Es ist noch dunkel im Schwarzwald. Und trotzdem ist an diesem Julitag des vergangenen Jahres auf der Autobahn 81 mehr los als sonst. Die Feuerwehr ist mit einem Großaufgebot angerückt und versucht einen Brand zu löschen. Ein Lastwagen kam kurz zuvor von der Autobahn ab, krachte in eine Böschung in der Nähe der Anschlussstelle Villinigen-Schwenningen und geht in Flammen auf.
Die Einsatzkräfte können den Fahrer noch lebend retten – trotzdem stirbt er kurze Zeit später am Unfallort. Ein Schaulustiger filmt das Schreckensszenario und wird kurze Zeit später einen Screenshot seines Videos in sozialen Medien verbreiten. Er kommentiert: „Habs von der Gegenfahrbahn gesehen... ... Tragischer Scheiß.“
Die Polizei nimmt Ermittlungen gegen den Mann auf, wegen Verletzung des höchstpersönlichen Lebensbereichs durch Bildaufnahmen, wie es in der Juristensprache heißt. Im Klartext: Wegen Gaffens. Doch jetzt wurde das Verfahren eingestellt. Der Grund: Auf dem Bild sind nur der Brand und Schäden am LKW zu sehen, nicht aber die Person. Und nur das Filmen vom verunglückten Menschen ist strafbar.
Zudem: „Das Video selbst lag nicht vor“, so Staatsanwalt Johannes-Georg Roth auf Nachfrage. Man habe nur den Screenshot bewertet. Außerdem hatte der Mann wohl keine Rettungskräfte behindert, was ebenfalls strafbar gewesen wäre.
Vielleicht ist in dem Video, das nicht an die Öffentlichkeit kam, der tote Fahrer des Lastwagens zu sehen. Doch selbst das hätte nichts geändert. Wer glaubt, dass der Gaffer verurteilt worden wäre, wenn er ein Video mit toten Menschen gedreht hätte, irrt sich.
Fatale Lücke im Gesetz
Denn nach heutiger Gesetzeslage macht man sich dadurch nicht strafbar. Das Gesetz stellt nur das Fotografieren und Filmen unter Strafe, „die die Hilflosigkeit einer Person zur Schau stellt“, zitiert Staatsanwalt Roth das Gesetz. Doch das gilt nur für lebende Menschen, Tote seien von dieser Formulierung ausgenommen. Unerheblich ist dagegen, ob man Gaffer-Aufnahmen ins Internet stellt, teilt, oder nur für sich selbst anfertigt.

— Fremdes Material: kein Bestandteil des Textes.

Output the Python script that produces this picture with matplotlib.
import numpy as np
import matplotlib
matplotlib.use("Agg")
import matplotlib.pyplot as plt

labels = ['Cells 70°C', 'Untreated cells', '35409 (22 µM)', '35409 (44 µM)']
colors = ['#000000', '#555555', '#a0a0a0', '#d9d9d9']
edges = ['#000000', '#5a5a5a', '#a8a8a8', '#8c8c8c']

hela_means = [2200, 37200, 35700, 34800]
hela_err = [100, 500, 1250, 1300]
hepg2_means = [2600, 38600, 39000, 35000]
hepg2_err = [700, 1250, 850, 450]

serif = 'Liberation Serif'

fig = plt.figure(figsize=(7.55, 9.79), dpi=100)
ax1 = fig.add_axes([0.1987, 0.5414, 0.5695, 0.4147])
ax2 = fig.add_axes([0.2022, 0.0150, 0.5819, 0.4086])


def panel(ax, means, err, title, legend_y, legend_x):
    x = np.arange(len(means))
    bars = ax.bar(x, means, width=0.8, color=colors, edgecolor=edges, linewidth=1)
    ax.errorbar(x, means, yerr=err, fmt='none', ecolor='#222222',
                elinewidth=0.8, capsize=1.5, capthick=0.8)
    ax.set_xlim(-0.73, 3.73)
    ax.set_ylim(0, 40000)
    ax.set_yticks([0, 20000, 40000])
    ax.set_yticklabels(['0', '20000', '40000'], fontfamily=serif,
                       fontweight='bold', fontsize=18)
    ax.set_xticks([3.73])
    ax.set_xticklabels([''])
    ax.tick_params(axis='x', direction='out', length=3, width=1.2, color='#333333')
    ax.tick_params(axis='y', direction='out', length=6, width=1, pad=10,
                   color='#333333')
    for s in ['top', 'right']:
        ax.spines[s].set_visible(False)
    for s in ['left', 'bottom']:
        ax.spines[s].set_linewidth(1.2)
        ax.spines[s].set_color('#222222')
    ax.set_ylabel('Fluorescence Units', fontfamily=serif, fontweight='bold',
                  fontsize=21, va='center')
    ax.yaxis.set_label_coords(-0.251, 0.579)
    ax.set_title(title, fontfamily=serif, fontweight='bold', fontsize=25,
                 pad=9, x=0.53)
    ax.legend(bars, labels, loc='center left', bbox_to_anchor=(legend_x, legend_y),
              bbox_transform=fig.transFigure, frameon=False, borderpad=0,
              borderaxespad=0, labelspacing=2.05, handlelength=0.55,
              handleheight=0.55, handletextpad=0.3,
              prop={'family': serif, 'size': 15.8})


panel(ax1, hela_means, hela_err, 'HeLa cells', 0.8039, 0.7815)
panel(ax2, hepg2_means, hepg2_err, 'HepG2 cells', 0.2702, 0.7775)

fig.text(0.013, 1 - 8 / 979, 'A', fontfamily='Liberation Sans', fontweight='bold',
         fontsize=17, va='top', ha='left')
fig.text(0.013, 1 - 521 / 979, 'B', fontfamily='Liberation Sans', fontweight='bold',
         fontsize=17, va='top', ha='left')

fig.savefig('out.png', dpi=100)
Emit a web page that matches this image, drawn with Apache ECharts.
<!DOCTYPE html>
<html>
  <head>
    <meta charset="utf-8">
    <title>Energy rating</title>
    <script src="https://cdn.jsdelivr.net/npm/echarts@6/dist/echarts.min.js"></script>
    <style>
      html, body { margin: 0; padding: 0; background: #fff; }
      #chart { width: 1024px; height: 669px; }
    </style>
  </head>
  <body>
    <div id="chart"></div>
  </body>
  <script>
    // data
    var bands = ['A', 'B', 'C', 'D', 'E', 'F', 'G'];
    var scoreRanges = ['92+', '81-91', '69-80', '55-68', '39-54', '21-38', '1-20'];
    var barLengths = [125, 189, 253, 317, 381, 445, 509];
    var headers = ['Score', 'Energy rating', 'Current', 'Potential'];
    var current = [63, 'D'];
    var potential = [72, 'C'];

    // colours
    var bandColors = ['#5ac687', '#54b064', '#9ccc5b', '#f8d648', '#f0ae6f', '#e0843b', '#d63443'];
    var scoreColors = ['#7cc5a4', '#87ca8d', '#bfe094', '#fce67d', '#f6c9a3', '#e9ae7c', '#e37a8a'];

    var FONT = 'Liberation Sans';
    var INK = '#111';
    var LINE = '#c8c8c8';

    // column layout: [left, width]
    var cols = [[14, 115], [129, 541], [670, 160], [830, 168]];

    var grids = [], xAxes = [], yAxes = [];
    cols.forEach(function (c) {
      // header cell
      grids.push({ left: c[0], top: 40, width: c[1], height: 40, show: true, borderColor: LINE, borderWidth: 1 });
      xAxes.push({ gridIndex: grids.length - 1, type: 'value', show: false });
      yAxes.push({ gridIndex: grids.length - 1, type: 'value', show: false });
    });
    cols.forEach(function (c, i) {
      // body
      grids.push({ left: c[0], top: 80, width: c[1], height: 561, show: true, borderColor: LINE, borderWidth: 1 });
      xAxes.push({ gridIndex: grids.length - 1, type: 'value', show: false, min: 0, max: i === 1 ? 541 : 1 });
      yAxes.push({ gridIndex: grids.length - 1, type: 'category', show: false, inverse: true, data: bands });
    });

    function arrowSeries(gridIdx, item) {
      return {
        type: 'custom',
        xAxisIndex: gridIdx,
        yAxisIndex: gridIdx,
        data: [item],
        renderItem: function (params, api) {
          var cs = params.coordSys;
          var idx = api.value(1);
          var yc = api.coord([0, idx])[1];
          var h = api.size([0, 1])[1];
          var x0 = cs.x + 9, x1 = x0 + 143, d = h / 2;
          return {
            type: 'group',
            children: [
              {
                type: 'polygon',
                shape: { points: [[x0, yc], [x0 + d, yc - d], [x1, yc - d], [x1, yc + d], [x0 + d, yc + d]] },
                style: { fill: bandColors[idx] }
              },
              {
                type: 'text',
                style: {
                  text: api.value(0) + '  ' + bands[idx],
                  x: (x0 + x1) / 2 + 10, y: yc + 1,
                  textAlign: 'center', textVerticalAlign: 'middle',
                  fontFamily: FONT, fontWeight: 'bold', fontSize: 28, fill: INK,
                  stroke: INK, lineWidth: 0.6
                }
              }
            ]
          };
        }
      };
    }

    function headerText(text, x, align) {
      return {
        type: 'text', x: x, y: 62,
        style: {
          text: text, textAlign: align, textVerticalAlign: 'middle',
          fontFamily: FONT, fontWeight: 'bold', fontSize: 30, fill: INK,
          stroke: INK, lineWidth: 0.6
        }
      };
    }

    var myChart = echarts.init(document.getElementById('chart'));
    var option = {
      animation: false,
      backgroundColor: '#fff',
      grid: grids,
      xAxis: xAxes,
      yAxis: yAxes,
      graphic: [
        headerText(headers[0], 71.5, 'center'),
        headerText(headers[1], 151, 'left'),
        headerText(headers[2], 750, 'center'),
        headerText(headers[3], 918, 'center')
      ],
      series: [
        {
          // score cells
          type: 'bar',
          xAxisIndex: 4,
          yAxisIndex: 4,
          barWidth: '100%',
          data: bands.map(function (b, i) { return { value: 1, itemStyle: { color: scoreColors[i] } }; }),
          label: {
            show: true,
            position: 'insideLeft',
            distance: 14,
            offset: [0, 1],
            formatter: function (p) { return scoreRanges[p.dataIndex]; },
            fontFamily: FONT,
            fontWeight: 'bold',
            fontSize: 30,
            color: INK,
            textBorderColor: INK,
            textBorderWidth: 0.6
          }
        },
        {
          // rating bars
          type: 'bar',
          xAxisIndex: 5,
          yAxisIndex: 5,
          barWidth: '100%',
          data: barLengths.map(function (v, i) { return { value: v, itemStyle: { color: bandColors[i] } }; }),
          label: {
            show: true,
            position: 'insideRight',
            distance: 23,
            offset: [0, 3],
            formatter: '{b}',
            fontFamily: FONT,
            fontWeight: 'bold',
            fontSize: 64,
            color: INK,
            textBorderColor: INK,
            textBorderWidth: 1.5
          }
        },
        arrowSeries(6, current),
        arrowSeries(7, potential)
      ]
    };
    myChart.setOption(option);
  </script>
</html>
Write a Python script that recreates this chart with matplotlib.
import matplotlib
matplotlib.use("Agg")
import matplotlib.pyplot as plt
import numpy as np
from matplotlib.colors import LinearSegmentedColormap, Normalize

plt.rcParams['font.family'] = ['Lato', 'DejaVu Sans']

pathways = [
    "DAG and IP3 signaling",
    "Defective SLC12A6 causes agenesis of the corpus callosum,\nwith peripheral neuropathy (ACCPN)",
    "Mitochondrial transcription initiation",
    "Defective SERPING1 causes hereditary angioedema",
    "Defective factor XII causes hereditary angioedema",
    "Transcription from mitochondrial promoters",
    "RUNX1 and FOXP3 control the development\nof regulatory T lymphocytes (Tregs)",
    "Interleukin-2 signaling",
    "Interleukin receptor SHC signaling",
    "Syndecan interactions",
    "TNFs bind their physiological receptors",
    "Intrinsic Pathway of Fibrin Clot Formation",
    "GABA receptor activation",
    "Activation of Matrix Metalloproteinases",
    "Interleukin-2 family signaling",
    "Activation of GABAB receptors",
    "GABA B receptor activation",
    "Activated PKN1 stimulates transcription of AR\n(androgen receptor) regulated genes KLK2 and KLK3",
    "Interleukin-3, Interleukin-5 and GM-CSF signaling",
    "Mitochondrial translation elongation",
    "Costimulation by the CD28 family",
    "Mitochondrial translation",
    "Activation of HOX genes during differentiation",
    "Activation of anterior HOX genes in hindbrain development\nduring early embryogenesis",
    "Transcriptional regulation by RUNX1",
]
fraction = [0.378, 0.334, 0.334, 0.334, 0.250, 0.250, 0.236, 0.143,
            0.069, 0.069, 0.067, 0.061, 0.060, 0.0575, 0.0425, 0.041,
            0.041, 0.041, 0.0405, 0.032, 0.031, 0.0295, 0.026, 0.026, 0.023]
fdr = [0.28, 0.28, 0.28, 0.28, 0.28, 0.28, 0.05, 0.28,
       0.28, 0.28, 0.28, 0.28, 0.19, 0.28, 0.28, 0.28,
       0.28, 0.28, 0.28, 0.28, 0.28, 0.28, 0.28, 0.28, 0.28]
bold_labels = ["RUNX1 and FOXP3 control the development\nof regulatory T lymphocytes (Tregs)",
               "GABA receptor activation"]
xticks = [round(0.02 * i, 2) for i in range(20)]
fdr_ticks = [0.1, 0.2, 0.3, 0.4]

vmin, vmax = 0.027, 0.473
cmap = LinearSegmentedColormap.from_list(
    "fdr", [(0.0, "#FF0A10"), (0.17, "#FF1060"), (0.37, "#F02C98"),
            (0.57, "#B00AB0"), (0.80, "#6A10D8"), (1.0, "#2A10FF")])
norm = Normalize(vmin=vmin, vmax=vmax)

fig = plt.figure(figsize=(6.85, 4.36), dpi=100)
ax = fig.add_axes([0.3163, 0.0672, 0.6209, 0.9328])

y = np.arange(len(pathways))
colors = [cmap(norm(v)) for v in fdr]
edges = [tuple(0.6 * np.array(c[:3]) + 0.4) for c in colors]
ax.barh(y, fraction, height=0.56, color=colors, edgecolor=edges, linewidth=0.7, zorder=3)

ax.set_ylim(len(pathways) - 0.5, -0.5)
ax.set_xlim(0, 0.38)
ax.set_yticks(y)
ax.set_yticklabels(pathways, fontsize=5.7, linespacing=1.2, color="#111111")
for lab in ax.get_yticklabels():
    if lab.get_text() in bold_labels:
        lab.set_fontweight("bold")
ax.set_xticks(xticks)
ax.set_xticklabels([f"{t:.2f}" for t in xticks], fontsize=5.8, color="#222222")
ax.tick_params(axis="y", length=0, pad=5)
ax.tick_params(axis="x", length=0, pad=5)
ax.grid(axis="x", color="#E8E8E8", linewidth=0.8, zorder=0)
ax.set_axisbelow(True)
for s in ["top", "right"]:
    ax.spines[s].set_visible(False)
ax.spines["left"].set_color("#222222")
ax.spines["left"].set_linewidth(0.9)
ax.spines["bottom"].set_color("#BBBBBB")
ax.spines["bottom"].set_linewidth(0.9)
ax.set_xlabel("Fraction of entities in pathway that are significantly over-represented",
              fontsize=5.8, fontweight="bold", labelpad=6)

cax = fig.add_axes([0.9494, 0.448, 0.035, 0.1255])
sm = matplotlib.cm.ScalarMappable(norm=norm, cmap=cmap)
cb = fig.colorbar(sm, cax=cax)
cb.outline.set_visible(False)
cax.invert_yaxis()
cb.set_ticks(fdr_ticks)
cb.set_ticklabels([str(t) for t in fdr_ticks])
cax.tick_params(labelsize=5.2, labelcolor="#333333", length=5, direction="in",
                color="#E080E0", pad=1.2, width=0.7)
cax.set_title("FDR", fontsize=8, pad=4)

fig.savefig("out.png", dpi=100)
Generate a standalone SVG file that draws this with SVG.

Bundesregierung will Gesetz bald anpassen
Die Gesetzeslücke zum Filmen und Fotografieren toter Unfallopfer will die Bundesregierung schließen. Das Kabinett beschloss dafür einen Gesetzentwurf zur Verbesserung des Persönlichkeitsrechts bei Bildaufnahmen. Den Gesetzesplänen zufolge kann es künftig mit einer Freiheitsstrafe bis zu zwei Jahren oder mit Geldstrafe geahndet werden, wenn jemand „eine Bildaufnahme, die in grob anstößiger Weise eine verstorbene Person zur Schau stellt, unbefugt herstellt oder überträgt“.
„Den Angehörigen müssen wir das zusätzliche Leid ersparen, dass Bilder ihrer verstorbenen Eltern oder Kinder auch noch verbreitet werden“, erklärte dazu Bundesjustizministerin Christine Lambrecht. „Für Menschen, die in einem solchen Moment nichts anderes im Sinn haben als Fotos zu schießen, fehlt mir jedes Verständnis“, fügte sie hinzu. Überdies behinderten Gaffer häufig „die Rettungskräfte, die alles tun, um Leben zu retten“.